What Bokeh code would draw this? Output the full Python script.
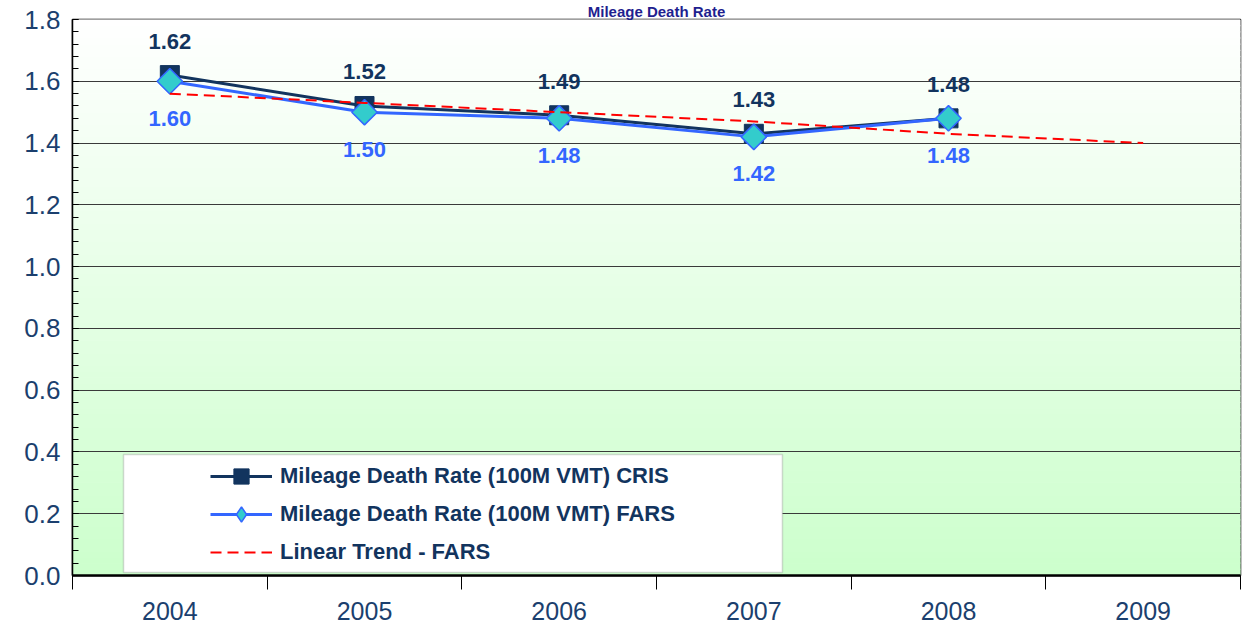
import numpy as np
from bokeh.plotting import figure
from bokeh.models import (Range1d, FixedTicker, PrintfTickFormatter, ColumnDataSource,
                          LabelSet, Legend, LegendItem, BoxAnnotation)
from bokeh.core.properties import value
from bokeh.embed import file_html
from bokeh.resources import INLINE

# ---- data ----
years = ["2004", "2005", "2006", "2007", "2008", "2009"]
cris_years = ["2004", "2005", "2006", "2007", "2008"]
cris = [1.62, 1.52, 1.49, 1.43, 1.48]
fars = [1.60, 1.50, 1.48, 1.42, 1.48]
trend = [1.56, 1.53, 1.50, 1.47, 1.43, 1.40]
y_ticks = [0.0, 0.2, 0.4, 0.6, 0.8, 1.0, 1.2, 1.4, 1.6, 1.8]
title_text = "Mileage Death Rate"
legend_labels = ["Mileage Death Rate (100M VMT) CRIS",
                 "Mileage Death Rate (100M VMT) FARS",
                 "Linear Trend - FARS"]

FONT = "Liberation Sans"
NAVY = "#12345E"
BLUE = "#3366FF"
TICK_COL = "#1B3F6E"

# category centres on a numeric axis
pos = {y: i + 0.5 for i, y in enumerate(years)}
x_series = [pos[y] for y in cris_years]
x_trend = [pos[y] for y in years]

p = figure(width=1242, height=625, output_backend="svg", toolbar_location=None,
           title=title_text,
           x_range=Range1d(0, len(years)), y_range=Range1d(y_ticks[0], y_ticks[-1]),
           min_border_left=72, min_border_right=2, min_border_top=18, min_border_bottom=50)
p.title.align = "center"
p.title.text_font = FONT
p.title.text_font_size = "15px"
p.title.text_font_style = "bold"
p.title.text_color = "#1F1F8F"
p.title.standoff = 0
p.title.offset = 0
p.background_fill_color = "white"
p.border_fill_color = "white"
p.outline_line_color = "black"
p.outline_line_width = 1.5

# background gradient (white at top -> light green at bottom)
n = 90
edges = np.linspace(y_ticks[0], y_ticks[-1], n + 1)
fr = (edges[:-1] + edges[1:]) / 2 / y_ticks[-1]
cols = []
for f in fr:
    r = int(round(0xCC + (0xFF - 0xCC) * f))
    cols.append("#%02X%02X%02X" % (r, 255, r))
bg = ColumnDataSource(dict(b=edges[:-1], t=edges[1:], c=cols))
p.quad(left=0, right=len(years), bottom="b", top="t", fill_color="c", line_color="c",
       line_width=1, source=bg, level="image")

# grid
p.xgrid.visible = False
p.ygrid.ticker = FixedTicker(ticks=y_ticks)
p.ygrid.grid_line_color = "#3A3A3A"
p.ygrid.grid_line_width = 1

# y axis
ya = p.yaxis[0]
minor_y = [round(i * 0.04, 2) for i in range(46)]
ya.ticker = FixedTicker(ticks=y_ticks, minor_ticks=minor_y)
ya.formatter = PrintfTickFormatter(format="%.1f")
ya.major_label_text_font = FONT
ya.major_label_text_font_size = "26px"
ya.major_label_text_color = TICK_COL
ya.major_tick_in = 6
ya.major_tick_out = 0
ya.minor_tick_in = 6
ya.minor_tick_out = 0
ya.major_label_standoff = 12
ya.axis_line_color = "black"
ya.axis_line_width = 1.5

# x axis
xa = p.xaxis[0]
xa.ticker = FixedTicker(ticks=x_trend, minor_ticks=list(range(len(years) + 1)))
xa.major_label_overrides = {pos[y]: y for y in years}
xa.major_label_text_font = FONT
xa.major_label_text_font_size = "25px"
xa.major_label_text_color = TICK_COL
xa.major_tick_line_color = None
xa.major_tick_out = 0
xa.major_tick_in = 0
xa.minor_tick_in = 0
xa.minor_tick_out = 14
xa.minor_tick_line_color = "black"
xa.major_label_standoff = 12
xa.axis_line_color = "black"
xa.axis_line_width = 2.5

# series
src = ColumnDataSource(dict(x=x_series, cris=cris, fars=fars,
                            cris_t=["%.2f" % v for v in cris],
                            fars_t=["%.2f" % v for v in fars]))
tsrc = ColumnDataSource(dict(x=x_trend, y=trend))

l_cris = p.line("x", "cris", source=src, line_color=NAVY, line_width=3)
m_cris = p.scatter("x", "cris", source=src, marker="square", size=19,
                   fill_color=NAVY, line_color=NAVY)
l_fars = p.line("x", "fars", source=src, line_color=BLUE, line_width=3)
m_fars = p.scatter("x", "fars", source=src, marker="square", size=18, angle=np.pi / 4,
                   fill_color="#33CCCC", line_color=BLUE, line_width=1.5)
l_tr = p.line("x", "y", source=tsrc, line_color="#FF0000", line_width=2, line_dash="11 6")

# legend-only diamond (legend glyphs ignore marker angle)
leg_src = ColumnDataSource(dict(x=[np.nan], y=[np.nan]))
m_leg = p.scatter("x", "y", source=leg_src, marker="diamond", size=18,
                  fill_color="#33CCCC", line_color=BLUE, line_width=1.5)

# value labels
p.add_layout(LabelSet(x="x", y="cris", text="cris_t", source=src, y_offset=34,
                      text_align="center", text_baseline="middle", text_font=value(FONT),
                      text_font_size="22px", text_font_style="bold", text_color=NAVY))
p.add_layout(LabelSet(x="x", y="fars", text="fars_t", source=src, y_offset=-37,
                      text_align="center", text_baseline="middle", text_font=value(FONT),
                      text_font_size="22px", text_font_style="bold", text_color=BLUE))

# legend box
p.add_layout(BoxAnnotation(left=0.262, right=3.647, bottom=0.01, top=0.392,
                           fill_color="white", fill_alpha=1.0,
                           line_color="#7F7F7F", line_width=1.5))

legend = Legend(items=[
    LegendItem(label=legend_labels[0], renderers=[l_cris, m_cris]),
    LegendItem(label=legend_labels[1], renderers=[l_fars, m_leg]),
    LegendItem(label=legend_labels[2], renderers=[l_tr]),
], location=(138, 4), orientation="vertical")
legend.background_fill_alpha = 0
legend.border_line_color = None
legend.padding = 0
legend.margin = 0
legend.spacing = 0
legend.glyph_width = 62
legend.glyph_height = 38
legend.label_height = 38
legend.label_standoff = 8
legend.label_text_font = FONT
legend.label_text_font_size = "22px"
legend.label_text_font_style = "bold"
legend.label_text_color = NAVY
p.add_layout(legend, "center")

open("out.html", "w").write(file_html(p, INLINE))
++++++
▶ _Your objective_
Without the pictures, please reproduce each line of the listing above exactly, from the first one through the line bearing "p.outline_line_width = 1.5".

▶ _Exercise result_
What Bokeh code would draw this? Output the full Python script.
import numpy as np
from bokeh.plotting import figure
from bokeh.models import (Range1d, FixedTicker, PrintfTickFormatter, ColumnDataSource,
                          LabelSet, Legend, LegendItem, BoxAnnotation)
from bokeh.core.properties import value
from bokeh.embed import file_html
from bokeh.resources import INLINE

# ---- data ----
years = ["2004", "2005", "2006", "2007", "2008", "2009"]
cris_years = ["2004", "2005", "2006", "2007", "2008"]
cris = [1.62, 1.52, 1.49, 1.43, 1.48]
fars = [1.60, 1.50, 1.48, 1.42, 1.48]
trend = [1.56, 1.53, 1.50, 1.47, 1.43, 1.40]
y_ticks = [0.0, 0.2, 0.4, 0.6, 0.8, 1.0, 1.2, 1.4, 1.6, 1.8]
title_text = "Mileage Death Rate"
legend_labels = ["Mileage Death Rate (100M VMT) CRIS",
                 "Mileage Death Rate (100M VMT) FARS",
                 "Linear Trend - FARS"]

FONT = "Liberation Sans"
NAVY = "#12345E"
BLUE = "#3366FF"
TICK_COL = "#1B3F6E"

# category centres on a numeric axis
pos = {y: i + 0.5 for i, y in enumerate(years)}
x_series = [pos[y] for y in cris_years]
x_trend = [pos[y] for y in years]

p = figure(width=1242, height=625, output_backend="svg", toolbar_location=None,
           title=title_text,
           x_range=Range1d(0, len(years)), y_range=Range1d(y_ticks[0], y_ticks[-1]),
           min_border_left=72, min_border_right=2, min_border_top=18, min_border_bottom=50)
p.title.align = "center"
p.title.text_font = FONT
p.title.text_font_size = "15px"
p.title.text_font_style = "bold"
p.title.text_color = "#1F1F8F"
p.title.standoff = 0
p.title.offset = 0
p.background_fill_color = "white"
p.border_fill_color = "white"
p.outline_line_color = "black"
p.outline_line_width = 1.5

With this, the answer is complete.